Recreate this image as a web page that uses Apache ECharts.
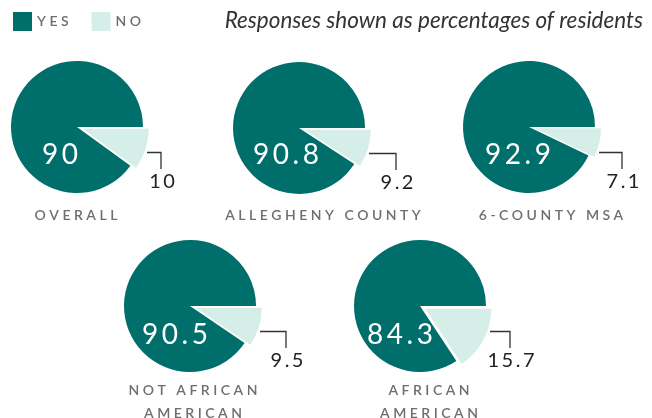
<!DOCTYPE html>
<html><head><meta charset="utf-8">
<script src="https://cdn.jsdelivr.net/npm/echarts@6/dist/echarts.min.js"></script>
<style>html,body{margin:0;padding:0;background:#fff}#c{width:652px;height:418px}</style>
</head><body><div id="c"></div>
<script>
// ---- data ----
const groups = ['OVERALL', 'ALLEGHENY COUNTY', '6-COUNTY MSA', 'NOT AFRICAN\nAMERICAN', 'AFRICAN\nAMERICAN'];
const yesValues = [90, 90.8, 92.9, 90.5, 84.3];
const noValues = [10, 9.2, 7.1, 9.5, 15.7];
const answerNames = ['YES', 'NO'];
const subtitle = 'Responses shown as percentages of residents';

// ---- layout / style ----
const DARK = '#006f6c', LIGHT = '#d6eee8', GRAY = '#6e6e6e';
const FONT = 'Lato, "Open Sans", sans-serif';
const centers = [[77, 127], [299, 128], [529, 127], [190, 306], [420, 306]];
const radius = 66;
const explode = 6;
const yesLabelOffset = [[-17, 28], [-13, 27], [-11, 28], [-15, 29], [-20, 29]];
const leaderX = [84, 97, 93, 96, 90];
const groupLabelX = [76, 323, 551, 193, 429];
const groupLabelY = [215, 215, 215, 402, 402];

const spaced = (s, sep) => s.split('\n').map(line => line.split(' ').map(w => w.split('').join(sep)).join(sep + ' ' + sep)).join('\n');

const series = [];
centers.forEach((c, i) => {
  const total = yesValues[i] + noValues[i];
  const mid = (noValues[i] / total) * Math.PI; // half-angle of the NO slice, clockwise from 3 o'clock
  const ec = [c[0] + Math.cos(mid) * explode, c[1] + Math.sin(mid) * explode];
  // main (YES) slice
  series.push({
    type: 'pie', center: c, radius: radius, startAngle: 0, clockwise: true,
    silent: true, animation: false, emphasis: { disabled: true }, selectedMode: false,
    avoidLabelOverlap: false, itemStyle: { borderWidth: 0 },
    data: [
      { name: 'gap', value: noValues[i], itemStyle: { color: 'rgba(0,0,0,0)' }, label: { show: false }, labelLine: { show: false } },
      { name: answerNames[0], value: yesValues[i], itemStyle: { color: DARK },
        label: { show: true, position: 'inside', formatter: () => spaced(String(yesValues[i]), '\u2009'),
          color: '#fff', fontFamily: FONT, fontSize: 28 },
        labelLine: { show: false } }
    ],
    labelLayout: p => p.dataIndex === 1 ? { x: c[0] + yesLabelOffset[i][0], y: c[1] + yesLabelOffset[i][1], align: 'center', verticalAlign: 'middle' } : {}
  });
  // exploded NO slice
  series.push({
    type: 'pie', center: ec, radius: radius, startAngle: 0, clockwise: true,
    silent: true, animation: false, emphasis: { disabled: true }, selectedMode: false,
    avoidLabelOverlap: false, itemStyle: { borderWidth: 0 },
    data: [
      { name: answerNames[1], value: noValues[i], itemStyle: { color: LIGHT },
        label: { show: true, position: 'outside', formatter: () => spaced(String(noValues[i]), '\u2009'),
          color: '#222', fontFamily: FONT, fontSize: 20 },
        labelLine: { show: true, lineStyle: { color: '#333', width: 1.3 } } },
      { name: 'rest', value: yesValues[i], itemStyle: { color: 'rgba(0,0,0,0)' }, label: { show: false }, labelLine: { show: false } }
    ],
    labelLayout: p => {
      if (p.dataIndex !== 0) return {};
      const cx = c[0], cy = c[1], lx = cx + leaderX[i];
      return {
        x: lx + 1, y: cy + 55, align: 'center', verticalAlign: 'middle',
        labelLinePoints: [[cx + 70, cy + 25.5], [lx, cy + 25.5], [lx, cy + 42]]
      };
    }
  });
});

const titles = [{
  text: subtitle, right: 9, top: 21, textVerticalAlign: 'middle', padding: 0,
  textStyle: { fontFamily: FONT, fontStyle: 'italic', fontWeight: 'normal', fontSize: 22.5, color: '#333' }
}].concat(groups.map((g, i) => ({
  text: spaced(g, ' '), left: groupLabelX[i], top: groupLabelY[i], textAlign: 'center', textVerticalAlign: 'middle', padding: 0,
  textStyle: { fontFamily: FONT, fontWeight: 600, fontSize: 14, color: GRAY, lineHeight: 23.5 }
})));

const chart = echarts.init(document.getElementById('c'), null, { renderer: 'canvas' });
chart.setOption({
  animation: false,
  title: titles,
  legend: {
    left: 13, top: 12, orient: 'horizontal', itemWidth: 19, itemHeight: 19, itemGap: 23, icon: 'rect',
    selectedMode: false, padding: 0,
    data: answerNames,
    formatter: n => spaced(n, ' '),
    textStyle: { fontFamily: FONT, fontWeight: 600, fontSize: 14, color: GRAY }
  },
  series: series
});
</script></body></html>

= = = = =

> [EXERCISE AIM] Repeat the listing above exactly, with no pictures.

> [TASK RESPONSE]
Recreate this image as a web page that uses Apache ECharts.
<!DOCTYPE html>
<html><head><meta charset="utf-8">
<script src="https://cdn.jsdelivr.net/npm/echarts@6/dist/echarts.min.js"></script>
<style>html,body{margin:0;padding:0;background:#fff}#c{width:652px;height:418px}</style>
</head><body><div id="c"></div>
<script>
// ---- data ----
const groups = ['OVERALL', 'ALLEGHENY COUNTY', '6-COUNTY MSA', 'NOT AFRICAN\nAMERICAN', 'AFRICAN\nAMERICAN'];
const yesValues = [90, 90.8, 92.9, 90.5, 84.3];
const noValues = [10, 9.2, 7.1, 9.5, 15.7];
const answerNames = ['YES', 'NO'];
const subtitle = 'Responses shown as percentages of residents';

// ---- layout / style ----
const DARK = '#006f6c', LIGHT = '#d6eee8', GRAY = '#6e6e6e';
const FONT = 'Lato, "Open Sans", sans-serif';
const centers = [[77, 127], [299, 128], [529, 127], [190, 306], [420, 306]];
const radius = 66;
const explode = 6;
const yesLabelOffset = [[-17, 28], [-13, 27], [-11, 28], [-15, 29], [-20, 29]];
const leaderX = [84, 97, 93, 96, 90];
const groupLabelX = [76, 323, 551, 193, 429];
const groupLabelY = [215, 215, 215, 402, 402];

const spaced = (s, sep) => s.split('\n').map(line => line.split(' ').map(w => w.split('').join(sep)).join(sep + ' ' + sep)).join('\n');

const series = [];
centers.forEach((c, i) => {
  const total = yesValues[i] + noValues[i];
  const mid = (noValues[i] / total) * Math.PI; // half-angle of the NO slice, clockwise from 3 o'clock
  const ec = [c[0] + Math.cos(mid) * explode, c[1] + Math.sin(mid) * explode];
  // main (YES) slice
  series.push({
    type: 'pie', center: c, radius: radius, startAngle: 0, clockwise: true,
    silent: true, animation: false, emphasis: { disabled: true }, selectedMode: false,
    avoidLabelOverlap: false, itemStyle: { borderWidth: 0 },
    data: [
      { name: 'gap', value: noValues[i], itemStyle: { color: 'rgba(0,0,0,0)' }, label: { show: false }, labelLine: { show: false } },
      { name: answerNames[0], value: yesValues[i], itemStyle: { color: DARK },
        label: { show: true, position: 'inside', formatter: () => spaced(String(yesValues[i]), '\u2009'),
          color: '#fff', fontFamily: FONT, fontSize: 28 },
        labelLine: { show: false } }
    ],
    labelLayout: p => p.dataIndex === 1 ? { x: c[0] + yesLabelOffset[i][0], y: c[1] + yesLabelOffset[i][1], align: 'center', verticalAlign: 'middle' } : {}
  });
  // exploded NO slice
  series.push({
    type: 'pie', center: ec, radius: radius, startAngle: 0, clockwise: true,
    silent: true, animation: false, emphasis: { disabled: true }, selectedMode: false,
    avoidLabelOverlap: false, itemStyle: { borderWidth: 0 },
    data: [
      { name: answerNames[1], value: noValues[i], itemStyle: { color: LIGHT },
        label: { show: true, position: 'outside', formatter: () => spaced(String(noValues[i]), '\u2009'),
          color: '#222', fontFamily: FONT, fontSize: 20 },
        labelLine: { show: true, lineStyle: { color: '#333', width: 1.3 } } },
      { name: 'rest', value: yesValues[i], itemStyle: { color: 'rgba(0,0,0,0)' }, label: { show: false }, labelLine: { show: false } }
    ],
    labelLayout: p => {
      if (p.dataIndex !== 0) return {};
      const cx = c[0], cy = c[1], lx = cx + leaderX[i];
      return {
        x: lx + 1, y: cy + 55, align: 'center', verticalAlign: 'middle',
        labelLinePoints: [[cx + 70, cy + 25.5], [lx, cy + 25.5], [lx, cy + 42]]
      };
    }
  });
});

const titles = [{
  text: subtitle, right: 9, top: 21, textVerticalAlign: 'middle', padding: 0,
  textStyle: { fontFamily: FONT, fontStyle: 'italic', fontWeight: 'normal', fontSize: 22.5, color: '#333' }
}].concat(groups.map((g, i) => ({
  text: spaced(g, ' '), left: groupLabelX[i], top: groupLabelY[i], textAlign: 'center', textVerticalAlign: 'middle', padding: 0,
  textStyle: { fontFamily: FONT, fontWeight: 600, fontSize: 14, color: GRAY, lineHeight: 23.5 }
})));

const chart = echarts.init(document.getElementById('c'), null, { renderer: 'canvas' });
chart.setOption({
  animation: false,
  title: titles,
  legend: {
    left: 13, top: 12, orient: 'horizontal', itemWidth: 19, itemHeight: 19, itemGap: 23, icon: 'rect',
    selectedMode: false, padding: 0,
    data: answerNames,
    formatter: n => spaced(n, ' '),
    textStyle: { fontFamily: FONT, fontWeight: 600, fontSize: 14, color: GRAY }
  },
  series: series
});
</script></body></html>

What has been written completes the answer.